Task requirements - Will you write out the data exactly, excluding every picture?

Information supplied -
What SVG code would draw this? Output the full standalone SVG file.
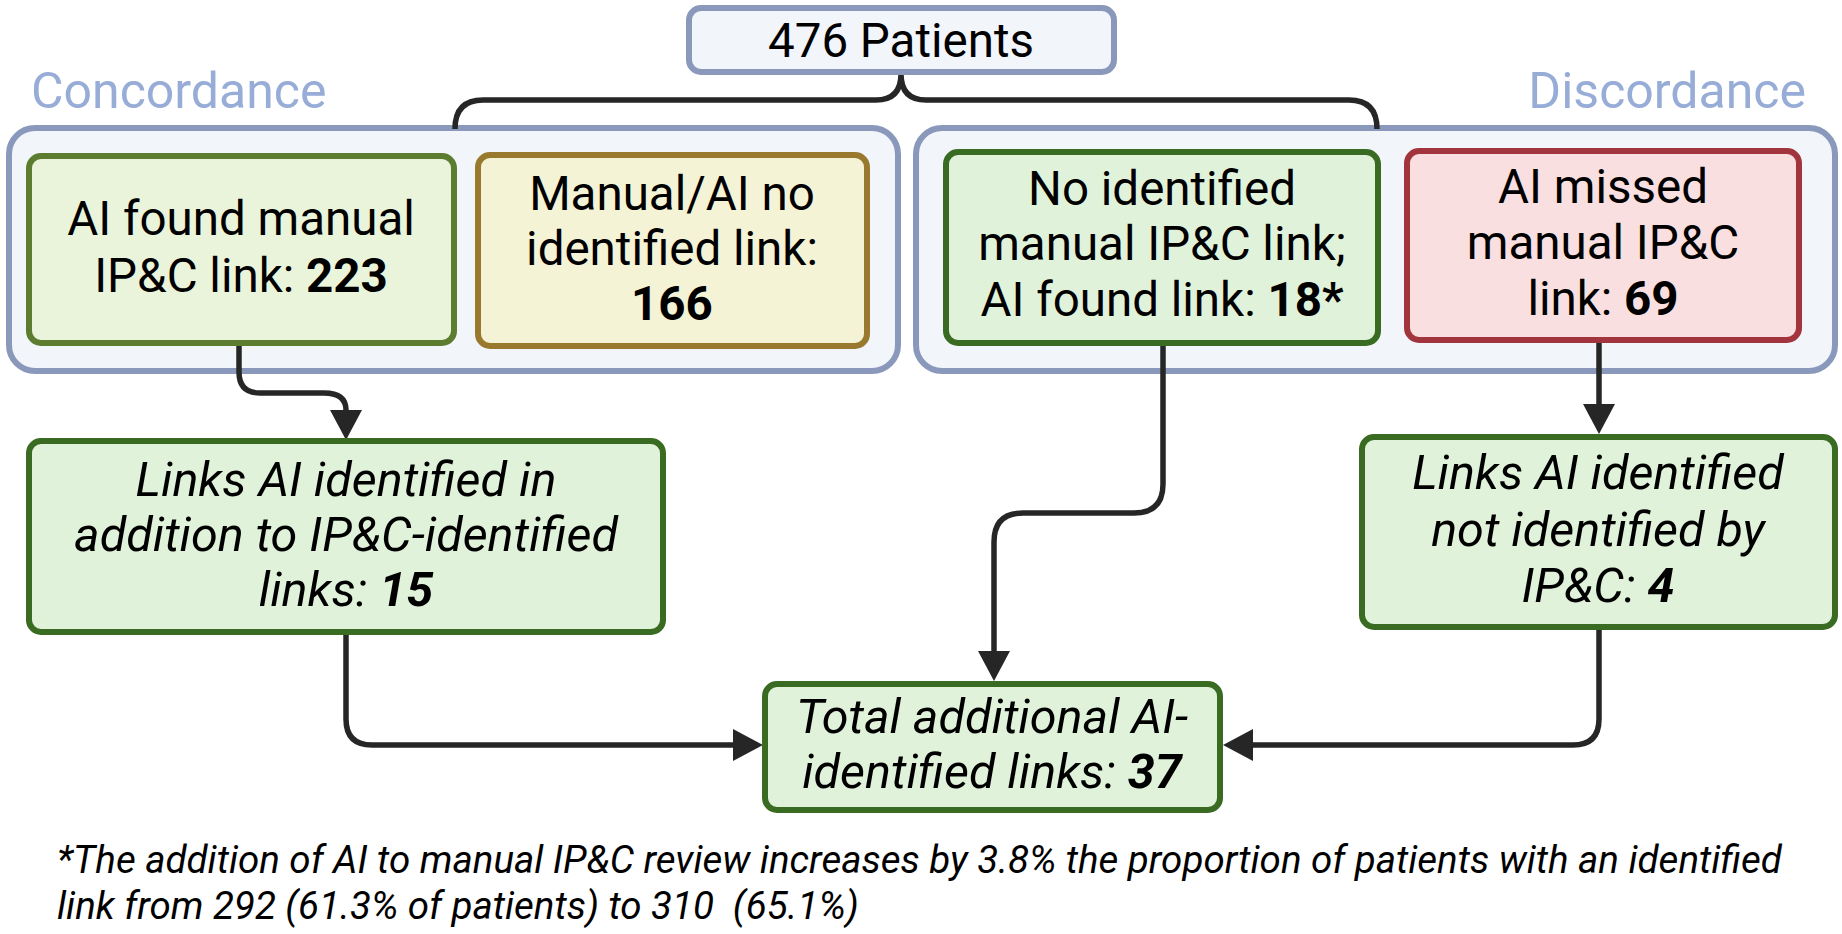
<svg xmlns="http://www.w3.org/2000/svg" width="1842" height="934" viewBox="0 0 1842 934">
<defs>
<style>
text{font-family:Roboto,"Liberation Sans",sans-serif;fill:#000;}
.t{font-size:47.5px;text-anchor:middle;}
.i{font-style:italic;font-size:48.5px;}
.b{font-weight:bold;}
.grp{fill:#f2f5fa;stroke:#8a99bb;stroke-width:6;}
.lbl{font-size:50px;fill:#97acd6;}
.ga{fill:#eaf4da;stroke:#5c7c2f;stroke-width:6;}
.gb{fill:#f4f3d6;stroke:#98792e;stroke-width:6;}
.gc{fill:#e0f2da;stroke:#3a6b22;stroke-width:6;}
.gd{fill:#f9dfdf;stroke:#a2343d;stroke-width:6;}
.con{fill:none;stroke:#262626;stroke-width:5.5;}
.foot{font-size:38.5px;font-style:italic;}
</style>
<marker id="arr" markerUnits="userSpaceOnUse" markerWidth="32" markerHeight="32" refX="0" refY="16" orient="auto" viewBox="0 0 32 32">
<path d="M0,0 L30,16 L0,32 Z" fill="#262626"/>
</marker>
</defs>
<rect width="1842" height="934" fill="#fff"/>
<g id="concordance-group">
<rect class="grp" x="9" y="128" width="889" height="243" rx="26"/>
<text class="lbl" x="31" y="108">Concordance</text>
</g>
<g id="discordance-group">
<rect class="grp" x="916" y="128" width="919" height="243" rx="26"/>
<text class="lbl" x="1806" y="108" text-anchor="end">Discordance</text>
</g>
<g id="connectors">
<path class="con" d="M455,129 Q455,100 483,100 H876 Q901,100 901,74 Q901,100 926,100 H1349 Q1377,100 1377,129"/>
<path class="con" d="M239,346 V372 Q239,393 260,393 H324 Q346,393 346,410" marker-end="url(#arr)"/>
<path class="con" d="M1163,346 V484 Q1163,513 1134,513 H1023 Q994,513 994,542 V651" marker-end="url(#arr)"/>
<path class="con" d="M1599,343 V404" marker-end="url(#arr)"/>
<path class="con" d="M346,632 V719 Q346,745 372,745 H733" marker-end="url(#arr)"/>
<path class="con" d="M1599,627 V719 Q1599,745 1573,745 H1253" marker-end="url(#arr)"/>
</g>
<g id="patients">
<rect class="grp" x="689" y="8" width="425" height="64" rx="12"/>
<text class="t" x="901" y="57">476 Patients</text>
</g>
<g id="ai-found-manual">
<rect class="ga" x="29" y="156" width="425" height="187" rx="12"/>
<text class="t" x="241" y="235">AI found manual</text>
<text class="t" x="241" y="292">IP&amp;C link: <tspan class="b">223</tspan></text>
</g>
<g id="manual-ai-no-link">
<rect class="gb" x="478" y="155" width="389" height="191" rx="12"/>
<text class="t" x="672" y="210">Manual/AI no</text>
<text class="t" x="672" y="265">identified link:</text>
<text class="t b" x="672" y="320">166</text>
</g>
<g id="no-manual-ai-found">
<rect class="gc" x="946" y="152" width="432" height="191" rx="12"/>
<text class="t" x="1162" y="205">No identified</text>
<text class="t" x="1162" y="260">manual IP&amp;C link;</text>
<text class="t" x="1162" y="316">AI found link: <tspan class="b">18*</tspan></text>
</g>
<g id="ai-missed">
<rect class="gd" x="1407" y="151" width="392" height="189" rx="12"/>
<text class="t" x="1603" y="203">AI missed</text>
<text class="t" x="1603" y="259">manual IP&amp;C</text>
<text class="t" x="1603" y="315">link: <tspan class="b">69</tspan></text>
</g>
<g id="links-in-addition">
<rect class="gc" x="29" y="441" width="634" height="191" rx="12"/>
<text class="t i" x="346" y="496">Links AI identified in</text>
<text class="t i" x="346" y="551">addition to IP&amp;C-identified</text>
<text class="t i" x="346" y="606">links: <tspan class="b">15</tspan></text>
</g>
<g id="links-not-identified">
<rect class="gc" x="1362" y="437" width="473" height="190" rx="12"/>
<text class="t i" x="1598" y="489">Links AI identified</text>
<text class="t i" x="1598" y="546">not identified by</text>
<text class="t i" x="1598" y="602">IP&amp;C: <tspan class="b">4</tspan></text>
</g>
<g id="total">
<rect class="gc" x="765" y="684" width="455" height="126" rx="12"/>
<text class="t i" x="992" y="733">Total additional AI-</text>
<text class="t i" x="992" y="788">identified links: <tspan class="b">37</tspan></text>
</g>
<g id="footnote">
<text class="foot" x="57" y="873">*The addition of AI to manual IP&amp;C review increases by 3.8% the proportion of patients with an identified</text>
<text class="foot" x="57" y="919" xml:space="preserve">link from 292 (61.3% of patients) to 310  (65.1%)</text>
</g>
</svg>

Worked solution -
What SVG code would draw this? Output the full standalone SVG file.
<svg xmlns="http://www.w3.org/2000/svg" width="1842" height="934" viewBox="0 0 1842 934">
<defs>
<style>
text{font-family:Roboto,"Liberation Sans",sans-serif;fill:#000;}
.t{font-size:47.5px;text-anchor:middle;}
.i{font-style:italic;font-size:48.5px;}
.b{font-weight:bold;}
.grp{fill:#f2f5fa;stroke:#8a99bb;stroke-width:6;}
.lbl{font-size:50px;fill:#97acd6;}
.ga{fill:#eaf4da;stroke:#5c7c2f;stroke-width:6;}
.gb{fill:#f4f3d6;stroke:#98792e;stroke-width:6;}
.gc{fill:#e0f2da;stroke:#3a6b22;stroke-width:6;}
.gd{fill:#f9dfdf;stroke:#a2343d;stroke-width:6;}
.con{fill:none;stroke:#262626;stroke-width:5.5;}
.foot{font-size:38.5px;font-style:italic;}
</style>
<marker id="arr" markerUnits="userSpaceOnUse" markerWidth="32" markerHeight="32" refX="0" refY="16" orient="auto" viewBox="0 0 32 32">
<path d="M0,0 L30,16 L0,32 Z" fill="#262626"/>
</marker>
</defs>
<rect width="1842" height="934" fill="#fff"/>
<g id="concordance-group">
<rect class="grp" x="9" y="128" width="889" height="243" rx="26"/>
<text class="lbl" x="31" y="108">Concordance</text>
</g>
<g id="discordance-group">
<rect class="grp" x="916" y="128" width="919" height="243" rx="26"/>
<text class="lbl" x="1806" y="108" text-anchor="end">Discordance</text>
</g>
<g id="connectors">
<path class="con" d="M455,129 Q455,100 483,100 H876 Q901,100 901,74 Q901,100 926,100 H1349 Q1377,100 1377,129"/>
<path class="con" d="M239,346 V372 Q239,393 260,393 H324 Q346,393 346,410" marker-end="url(#arr)"/>
<path class="con" d="M1163,346 V484 Q1163,513 1134,513 H1023 Q994,513 994,542 V651" marker-end="url(#arr)"/>
<path class="con" d="M1599,343 V404" marker-end="url(#arr)"/>
<path class="con" d="M346,632 V719 Q346,745 372,745 H733" marker-end="url(#arr)"/>
<path class="con" d="M1599,627 V719 Q1599,745 1573,745 H1253" marker-end="url(#arr)"/>
</g>
<g id="patients">
<rect class="grp" x="689" y="8" width="425" height="64" rx="12"/>
<text class="t" x="901" y="57">476 Patients</text>
</g>
<g id="ai-found-manual">
<rect class="ga" x="29" y="156" width="425" height="187" rx="12"/>
<text class="t" x="241" y="235">AI found manual</text>
<text class="t" x="241" y="292">IP&amp;C link: <tspan class="b">223</tspan></text>
</g>
<g id="manual-ai-no-link">
<rect class="gb" x="478" y="155" width="389" height="191" rx="12"/>
<text class="t" x="672" y="210">Manual/AI no</text>
<text class="t" x="672" y="265">identified link:</text>
<text class="t b" x="672" y="320">166</text>
</g>
<g id="no-manual-ai-found">
<rect class="gc" x="946" y="152" width="432" height="191" rx="12"/>
<text class="t" x="1162" y="205">No identified</text>
<text class="t" x="1162" y="260">manual IP&amp;C link;</text>
<text class="t" x="1162" y="316">AI found link: <tspan class="b">18*</tspan></text>
</g>
<g id="ai-missed">
<rect class="gd" x="1407" y="151" width="392" height="189" rx="12"/>
<text class="t" x="1603" y="203">AI missed</text>
<text class="t" x="1603" y="259">manual IP&amp;C</text>
<text class="t" x="1603" y="315">link: <tspan class="b">69</tspan></text>
</g>
<g id="links-in-addition">
<rect class="gc" x="29" y="441" width="634" height="191" rx="12"/>
<text class="t i" x="346" y="496">Links AI identified in</text>
<text class="t i" x="346" y="551">addition to IP&amp;C-identified</text>
<text class="t i" x="346" y="606">links: <tspan class="b">15</tspan></text>
</g>
<g id="links-not-identified">
<rect class="gc" x="1362" y="437" width="473" height="190" rx="12"/>
<text class="t i" x="1598" y="489">Links AI identified</text>
<text class="t i" x="1598" y="546">not identified by</text>
<text class="t i" x="1598" y="602">IP&amp;C: <tspan class="b">4</tspan></text>
</g>
<g id="total">
<rect class="gc" x="765" y="684" width="455" height="126" rx="12"/>
<text class="t i" x="992" y="733">Total additional AI-</text>
<text class="t i" x="992" y="788">identified links: <tspan class="b">37</tspan></text>
</g>
<g id="footnote">
<text class="foot" x="57" y="873">*The addition of AI to manual IP&amp;C review increases by 3.8% the proportion of patients with an identified</text>
<text class="foot" x="57" y="919" xml:space="preserve">link from 292 (61.3% of patients) to 310  (65.1%)</text>
</g>
</svg>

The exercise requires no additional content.